Servicing satellites in orbit is challenging due to harsh space conditions, potential risk of damaging expensive assets through collision during docking, and difficulties maintaining stability during maintenance.
Leading the project is Xiaofeng Wu, senior lecturer in space engineering in the school of aerospace, mechanical and mechatronic engineering. Wu said developing foundational Australian ISAM capabilities will help meet Australia’s future sovereign needs and equip local companies with advanced technologies, providing them with advantages in the global ISAM and broader space industry.
“Australia needs to start laying the groundwork now to compete in this vital and emerging $US14.3 billion market. The University of Sydney is ideally positioned to play a leading role in establishing the country’s first integrated set of core capabilities for autonomous orbital robotics.

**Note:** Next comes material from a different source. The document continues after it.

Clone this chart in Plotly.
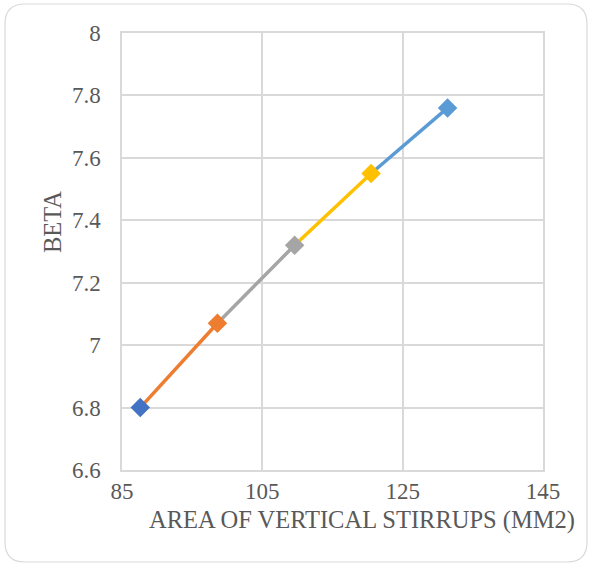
import plotly.graph_objects as go

# Data
area = [87.6, 98.6, 109.6, 120.5, 131.4]
beta = [6.80, 7.07, 7.32, 7.55, 7.76]
seg_colors = ["#ED7D31", "#A5A5A5", "#FFC000", "#5B9BD5"]
marker_colors = ["#4472C4", "#ED7D31", "#A5A5A5", "#FFC000", "#5B9BD5"]
x_ticks = [85, 105, 125, 145]
y_ticks = [6.6, 6.8, 7.0, 7.2, 7.4, 7.6, 7.8, 8.0]
y_tick_text = ["6.6", "6.8", "7", "7.2", "7.4", "7.6", "7.8", "8"]

W, H = 590, 565
ML, MR, MT, MB = 122, 47, 33, 95
PW, PH = W - ML - MR, H - MT - MB

def px(x):
    return (x - ML) / PW

def py(y):
    return (H - MB - y) / PH

fig = go.Figure()
for i in range(len(seg_colors)):
    fig.add_trace(go.Scatter(
        x=area[i:i + 2], y=beta[i:i + 2], mode="lines",
        line=dict(color=seg_colors[i], width=3.5), showlegend=False,
        hoverinfo="skip"))
fig.add_trace(go.Scatter(
    x=area, y=beta, mode="markers",
    marker=dict(symbol="diamond", size=15, color=marker_colors,
                line=dict(width=0)),
    showlegend=False))

tick_font = dict(family="Liberation Serif", size=23, color="#595959")
title_font = dict(family="Liberation Serif", size=24.5, color="#595959")

# rounded outer border
x0, x1, y0, y1, r = 5, 587, 4, 562, 20
path = (
    f"M {px(x0 + r)},{py(y0)} L {px(x1 - r)},{py(y0)} "
    f"Q {px(x1)},{py(y0)} {px(x1)},{py(y0 + r)} "
    f"L {px(x1)},{py(y1 - r)} Q {px(x1)},{py(y1)} {px(x1 - r)},{py(y1)} "
    f"L {px(x0 + r)},{py(y1)} Q {px(x0)},{py(y1)} {px(x0)},{py(y1 - r)} "
    f"L {px(x0)},{py(y0 + r)} Q {px(x0)},{py(y0)} {px(x0 + r)},{py(y0)} Z"
)

fig.update_layout(
    width=W, height=H,
    margin=dict(l=ML, r=MR, t=MT, b=MB),
    paper_bgcolor="white", plot_bgcolor="white",
    font=tick_font,
    shapes=[dict(type="path", path=path, xref="paper", yref="paper",
                 line=dict(color="#D9D9D9", width=1.2), layer="below")],
    annotations=[
        dict(text="AREA OF VERTICAL STIRRUPS (MM2)", xref="paper", yref="paper",
             x=px(362), y=py(520), showarrow=False, font=title_font,
             xanchor="center", yanchor="middle"),
        dict(text="BETA", xref="paper", yref="paper", textangle=-90,
             x=px(52), y=py(222), showarrow=False, font=title_font,
             xanchor="center", yanchor="middle"),
    ],
    xaxis=dict(range=[85, 145], tickmode="array", tickvals=x_ticks,
               ticktext=[str(v) for v in x_ticks], showgrid=True,
               gridcolor="#D9D9D9", gridwidth=1.5, zeroline=False,
               showline=True, linecolor="#D9D9D9", linewidth=1.5, mirror=True,
               ticks="", tickfont=tick_font),
    yaxis=dict(range=[6.6, 8.0], tickmode="array", tickvals=y_ticks,
               ticktext=y_tick_text,
               showgrid=True, gridcolor="#D9D9D9", gridwidth=1.5, zeroline=False,
               showline=True, linecolor="#D9D9D9", linewidth=1.5, mirror=True,
               ticks="outside", ticklen=15, tickcolor="rgba(0,0,0,0)",
               tickfont=tick_font),
)

fig.write_html("out.html")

This core capability set will enable Australian industry to undertake advanced, fit-for-purpose, autonomous robotic satellite missions to meet commercial, civil and defence needs,” said Wu.
SmartSat CRC chief executive officer professor, Andy Koronios said research into ISAM technologies is critical for Australia to help our local industry join the emerging global supply chain in this increasingly important field.
“With the number of satellites and spacecraft in orbit increasing rapidly, there’s a greater likelihood of malfunctions and collisions. Being able to service and upgrade satellites in-situ, thereby extending their lifespans, will be a crucial capability for governments and the private sector alike,” said Koronios.
This project brings together four technology areas into one research project, ensuring an end-to-end approach to address complex challenges facing in-orbit repair and satellite maintenance.
The ISAM project will address
- High-level, AI-driven onboard automation for mission operations, ensuring real-time performance in harsh space conditions.
- Advanced sensing to detect far-away objects and aid navigation in challenging lighting.
- Fault-tolerant navigation systems for accurate detection and tracking in a variety of space environments and small objects, while using limited hardware and computational resources.
- Safe control strategy to stabilise the servicing satellite while the robotic manipulator is in operation, avoiding damage to spacecraft.
The project’s aim is to build end-to-end software technology and demonstrate it on the ground, with the aim of deploying it on future satellites.